その後の『ロンドン テムズ川便り』

ことの起こりはロンドン滞在記。帰国後の今は音楽、美術、本、旅行などについての個人的覚書。Since 2008

西田宗千佳『生成AIの核心 「新しい知」といかに向き合うか』(NHK出版新書、2023)

2024-12-11 12:02:26 | 

生成AI使っていますか?

この夏から業務で使える生成AIが社内展開されて、仕事でも使えるようになった。使いこなしているとは言い難いし、未だ嘘(ハルシネーション)も多々あるので恐る恐るの活用だが、その能力は恐ろしいほどだ。自ら使いつつ、客観的に捉えて考えたいと思い、手軽に読めそうな新書をいくつか読み始めた。

本書は23年9月発刊なので、1年と3カ月しか経ってないが、その情報の多くが既知のものになっていることがこの分野の凄まじい発展を物語っている。筆者自身も「生成Aiについて書くのは大変だ。・・・最新事情をかいたつもりがすぐに古びてしまう」と「おわりに」で書いてあるが、まさにその通り。

ただ、そうとは言え、その仕組み、影響度、利用上の注意、そして未来について、基本的な理解を得るのに良くまとまった入門書。筆者はテック分野で多くの著述もあり、知見も広い。

個人的に面白かったのは、同じ質問を違う生成AIのアプリ(Chat-GPT/Bing/Bard)に質問を投げた際の回答の違い(p.122)。本書のこの部分は、生成AIを使った「壁打ち」による思考訓練の例として紹介してくれているが、私は少々違って捉えた。アプリの学習のさせ方やロジックの組み方で、検索エンジン同様、回答は異なってくるわけで、そうした裏側を知ったうえで、使う側は回答を客観的に捉えないと、容易にソフト作成側に操られる怖れがあるということだ。
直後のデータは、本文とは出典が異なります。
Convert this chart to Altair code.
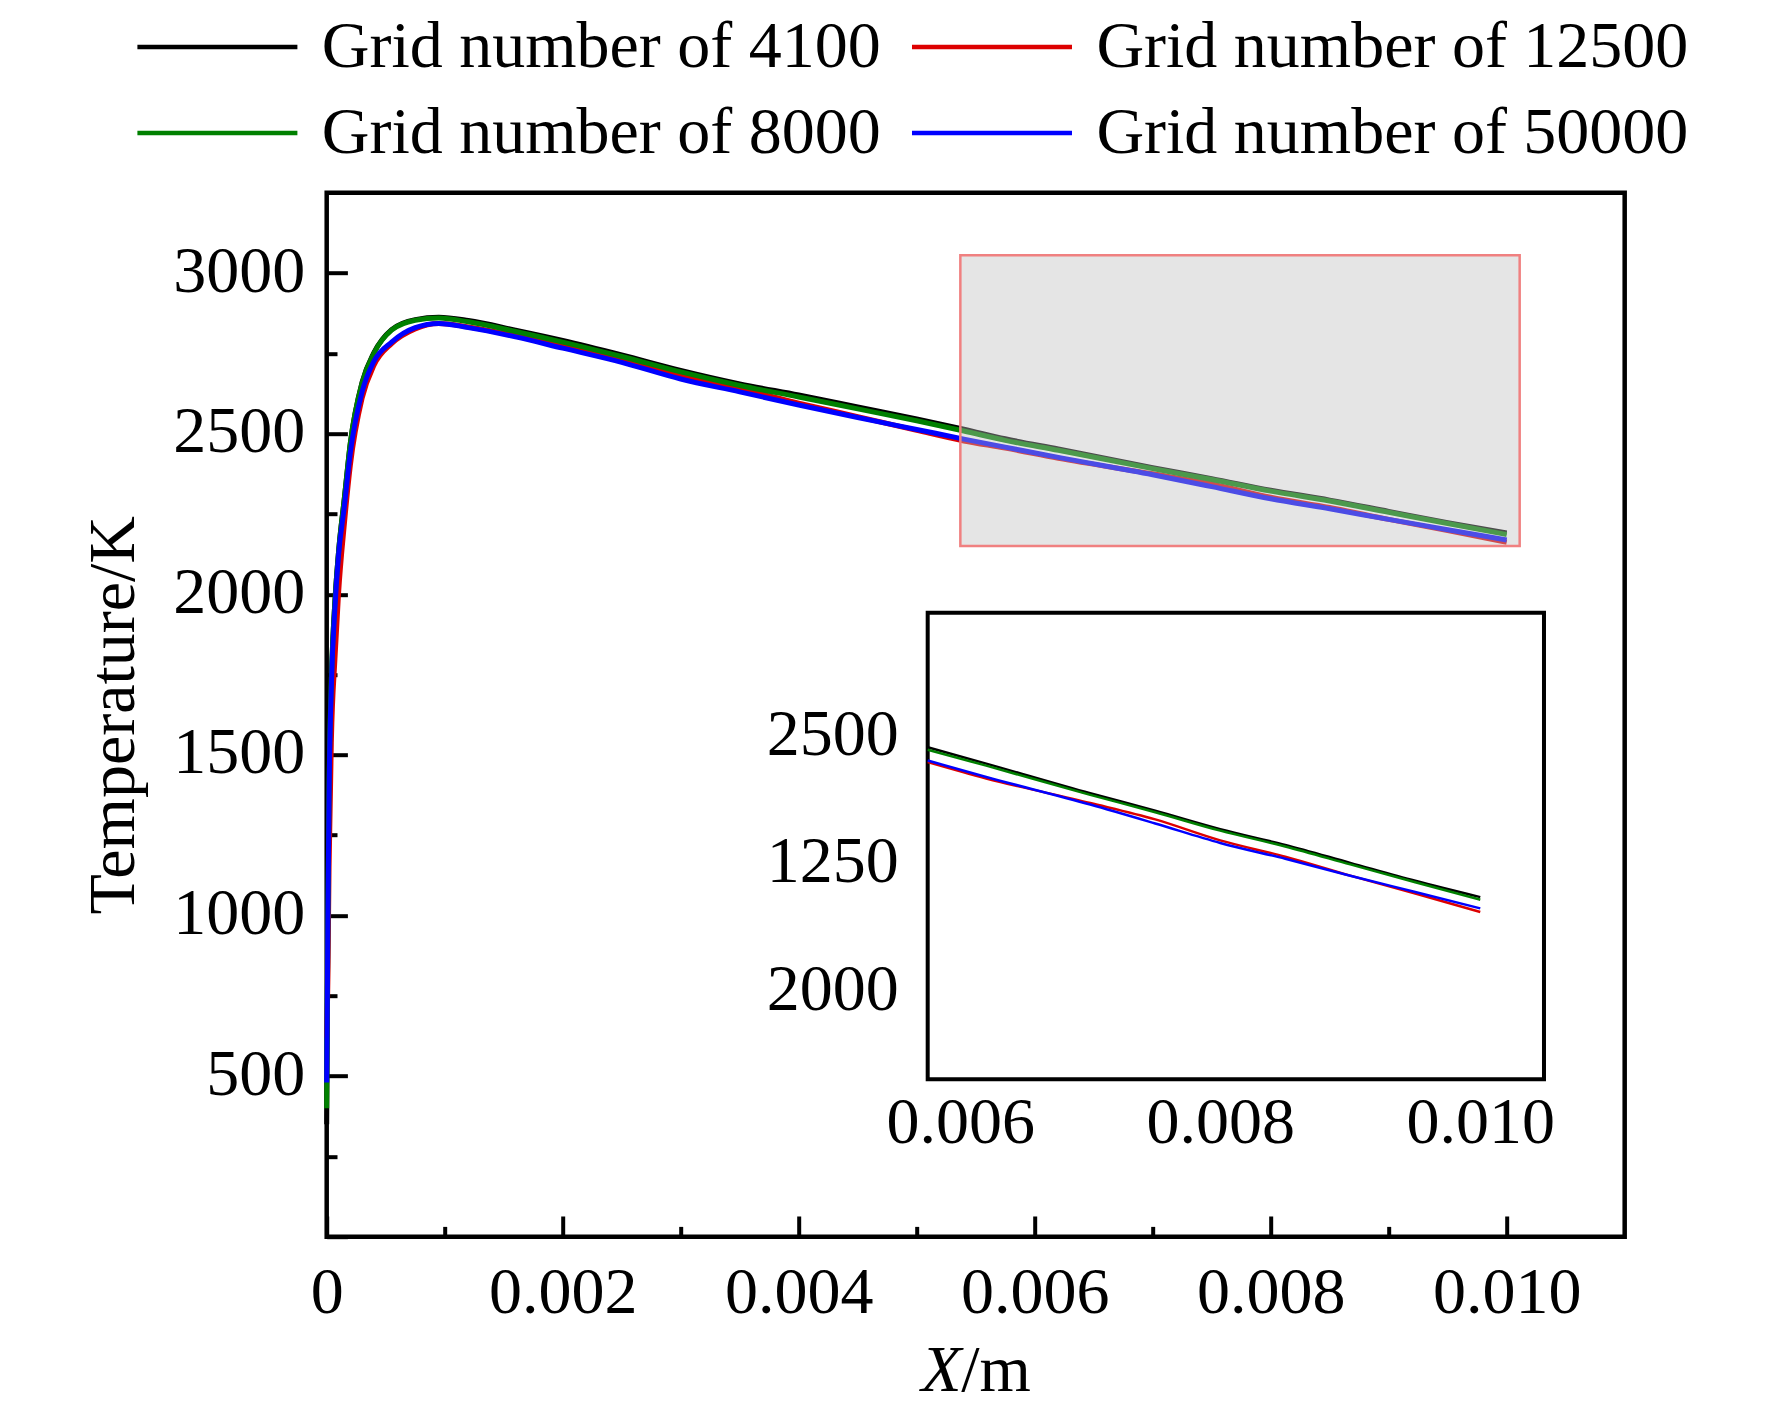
import altair as alt
import pandas as pd

# ---------------- data ----------------
x_pos = [0, 0.00001, 0.00002, 0.00004, 0.00007, 0.0001, 0.00015, 0.0002, 0.0003,
         0.0004, 0.00055, 0.00075, 0.00095, 0.0012, 0.0016, 0.002, 0.0025, 0.003,
         0.0035, 0.004, 0.0045, 0.005, 0.0054, 0.00575, 0.0062, 0.007, 0.0075,
         0.008, 0.0085, 0.009, 0.0095, 0.010]

t_4100 = [350, 1000, 1400, 1740, 1980, 2130, 2300, 2470, 2660, 2752, 2824, 2855, 2862,
          2852, 2822, 2790, 2745, 2697, 2655, 2620, 2583, 2546, 2514, 2484, 2452,
          2394, 2360, 2324, 2293, 2258, 2223, 2191]
t_8000 = [400, 1000, 1400, 1740, 1980, 2130, 2300, 2470, 2658, 2750, 2822, 2853, 2860,
          2848, 2818, 2785, 2740, 2692, 2650, 2614, 2577, 2540, 2508, 2479, 2448,
          2391, 2357, 2321, 2290, 2255, 2220, 2186]
t_12500 = [620, 800, 1150, 1550, 1800, 2000, 2220, 2400, 2610, 2712, 2780, 2826, 2843,
           2832, 2805, 2772, 2730, 2680, 2640, 2595, 2553, 2510, 2477, 2455, 2423,
           2375, 2343, 2302, 2270, 2233, 2198, 2162]
t_50000 = [480, 980, 1380, 1720, 1960, 2120, 2275, 2440, 2630, 2725, 2785, 2830, 2843,
           2830, 2801, 2766, 2722, 2670, 2630, 2589, 2550, 2513, 2483, 2458, 2426,
           2372, 2335, 2297, 2266, 2233, 2201, 2169]

series_names = ["Grid number of 4100", "Grid number of 12500",
                "Grid number of 8000", "Grid number of 50000"]
series_colors = ["#000000", "#dd0000", "#008000", "#0000ff"]
draw_order = [("Grid number of 4100", t_4100), ("Grid number of 12500", t_12500),
              ("Grid number of 8000", t_8000), ("Grid number of 50000", t_50000)]

# main axes
x_major = [0, 0.002, 0.004, 0.006, 0.008, 0.010]
x_minor = [0.001, 0.003, 0.005, 0.007, 0.009]
y_major = [0, 500, 1000, 1500, 2000, 2500, 3000]
y_labels = [500, 1000, 1500, 2000, 2500, 3000]
y_minor = [250, 750, 1250, 1750, 2250, 2750]

# shaded zoom region
shade_x = [0.00537, 0.01011]
shade_y = [2150, 3055]

# inset
inset_x_dom = [0.00575, 0.01049]
inset_y_dom = [1835, 2747]
inset_x_ticks = [0.006, 0.007, 0.008, 0.009, 0.010]
inset_x_labels = [0.006, 0.008, 0.010]
inset_y_ticks = [2000, 2250, 2500]

# ---------------- tables ----------------
rows = []
for name, vals in draw_order:
    for xv, tv in zip(x_pos, vals):
        rows.append({"series": name, "x": xv, "T": tv})
df = pd.DataFrame(rows)

shade_df = pd.DataFrame({"x0": [shade_x[0]], "x1": [shade_x[1]],
                         "y0": [shade_y[0]], "y1": [shade_y[1]]})
frame_df = pd.DataFrame({"x0": [inset_x_dom[0]], "x1": [inset_x_dom[1]],
                         "y0": [inset_y_dom[0]], "y1": [inset_y_dom[1]]})

# ---------------- layout constants ----------------
W, H = 1298, 1044
FONT = "Liberation Serif"
IX0, IX1 = 601, 1217.3      # inset pixel range (x) inside plot area
IY_TOP, IY_BOT = 420, 886.6  # inset pixel range (y)
MAJ, MIN, ITK = 20.7, 10.3, 13

sx = alt.Scale(domain=[0, 0.011], nice=False, zero=False)
sy = alt.Scale(domain=[0, 3250], nice=False, zero=False)
isx = alt.Scale(domain=inset_x_dom, range=[IX0, IX1], nice=False, zero=False)
isy = alt.Scale(domain=inset_y_dom, range=[IY_BOT, IY_TOP], nice=False, zero=False)
cscale = alt.Scale(domain=series_names, range=series_colors)

# ---------------- main panel ----------------
lines = alt.Chart(df).mark_line(strokeWidth=5, interpolate="monotone").encode(
    x=alt.X("x:Q", scale=sx, axis=alt.Axis(
        orient="bottom", values=x_major, ticks=False, domain=False,
        labelExpr="datum.value == 0 ? '0' : format(datum.value, '.3f')",
        labelPadding=23.5, labelFlush=False, labelOverlap=False,
        title="/m", titleX=634, titleY=154, titleAlign="left",
        titleBaseline="alphabetic")),
    y=alt.Y("T:Q", scale=sy, axis=alt.Axis(
        orient="left", values=y_labels, format="d", ticks=False, domain=False,
        labelPadding=22, labelFlush=False, labelOverlap=False, labelOffset=-2,
        title="Temperature/K", titleX=-193, titleY=H / 2, titleAngle=270,
        titleAlign="center", titleBaseline="alphabetic")),
    color=alt.Color("series:N", scale=cscale, sort=series_names, legend=alt.Legend(
        title=None, orient="none", direction="horizontal", legendX=-72.3,
        legendY=-178.7, columns=2, columnPadding=21.6, rowPadding=20,
        symbolType="M-15,0H1", symbolSize=400, symbolStrokeWidth=4.5,
        labelFont=FONT, labelFontSize=66, labelColor="black",
        labelLimit=2000, labelOffset=1.4, padding=0)),
)

shade = alt.Chart(shade_df).mark_rect(
    fill="#bebebe", fillOpacity=0.4, stroke="#f08080", strokeWidth=2.5, strokeOpacity=1
).encode(
    x=alt.X("x0:Q", scale=sx, axis=alt.Axis(
        orient="bottom", offset=-MAJ, values=x_major, tickSize=MAJ, labels=False,
        domain=False, title="X", titleFontStyle="italic", titleX=594,
        titleY=154 + MAJ, titleAlign="left", titleBaseline="alphabetic")),
    x2="x1",
    y=alt.Y("y0:Q", scale=sy, axis=alt.Axis(
        orient="left", offset=-MAJ, values=y_major, tickSize=MAJ, labels=False,
        domain=False, title=None)),
    y2="y1",
)

minor = alt.Chart(shade_df).mark_point(opacity=0).encode(
    x=alt.X("x0:Q", scale=sx, axis=alt.Axis(
        orient="bottom", offset=-MIN, values=x_minor, tickSize=MIN, labels=False,
        domain=False, title=None)),
    y=alt.Y("y0:Q", scale=sy, axis=alt.Axis(
        orient="left", offset=-MIN, values=y_minor, tickSize=MIN, labels=False,
        domain=False, title=None)),
)

main = alt.layer(lines, shade, minor).resolve_axis(x="independent", y="independent")

# ---------------- inset panel ----------------
frame = alt.Chart(frame_df).mark_rect(fill="white", stroke="black", strokeWidth=4).encode(
    x=alt.X("x0:Q", scale=isx, axis=alt.Axis(
        orient="bottom", offset=-(H - IY_BOT), values=inset_x_labels, format=".3f",
        ticks=False, domain=False, labelPadding=11.5, labelFlush=False,
        labelOverlap=False, title=None)),
    x2="x1",
    y=alt.Y("y0:Q", scale=isy, axis=alt.Axis(
        orient="left", offset=-IX0, values=inset_y_ticks,
        labelExpr="datum.value == 2250 ? '1250' : format(datum.value, 'd')",
        ticks=False, domain=False, labelPadding=29.5, labelFlush=False,
        labelOverlap=False, labelOffset=-5, title=None)),
    y2="y1",
)

inset_lines = alt.Chart(df).transform_filter(
    f"datum.x >= {inset_x_dom[0]}"
).mark_line(strokeWidth=2.5, interpolate="monotone").encode(
    x=alt.X("x:Q", scale=isx, axis=None),
    y=alt.Y("T:Q", scale=isy, axis=None),
    color=alt.Color("series:N", scale=cscale, sort=series_names, legend=None),
)

inset_ticks = alt.Chart(frame_df).mark_point(opacity=0).encode(
    x=alt.X("x0:Q", scale=isx, axis=alt.Axis(
        orient="bottom", offset=-(H - IY_BOT) - ITK, values=inset_x_ticks,
        tickSize=ITK, labels=False, domain=False, title=None)),
    y=alt.Y("y0:Q", scale=isy, axis=alt.Axis(
        orient="left", offset=-IX0 - ITK, values=inset_y_ticks, tickSize=ITK,
        labels=False, domain=False, title=None)),
)

inset = alt.layer(frame, inset_lines, inset_ticks).resolve_axis(x="independent", y="independent")

chart = alt.layer(main, inset).resolve_scale(
    x="independent", y="independent"
).resolve_axis(
    x="independent", y="independent"
).properties(
    width=W, height=H,
    padding={"left": 318.7, "top": 184.7, "right": 130, "bottom": 169},
    autosize=alt.AutoSizeParams(type="none"),
).configure_view(
    stroke="black", strokeWidth=4.5
).configure_axis(
    labelFont=FONT, titleFont=FONT, labelFontSize=66, titleFontSize=66,
    labelColor="black", titleColor="black", tickColor="black", tickWidth=4,
    grid=False, titleFontWeight="normal", labelFontWeight="normal", tickCap="butt",
)

chart.save("out.html", embed_options={"renderer": "svg", "actions": False})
また、生成AIが普及すると、結局、人間の価値、得意とする仕事は「肉体」であり「肉体を使う仕事」という指摘も、目から鱗が落ちた。「柔軟かつ低コストな運動性能」(ロボットは柔軟ではない)が人間の差別化要因という(p.206)。人の仕事の未来はどうなっていくのだろうか。

著作権の問題、政府の規制、学習(タグ付け)のための人手、大量の電力消費などの諸課題も提示されていて、考えるきっかけになる。生成AIを使う方の入門書としてお勧めできる。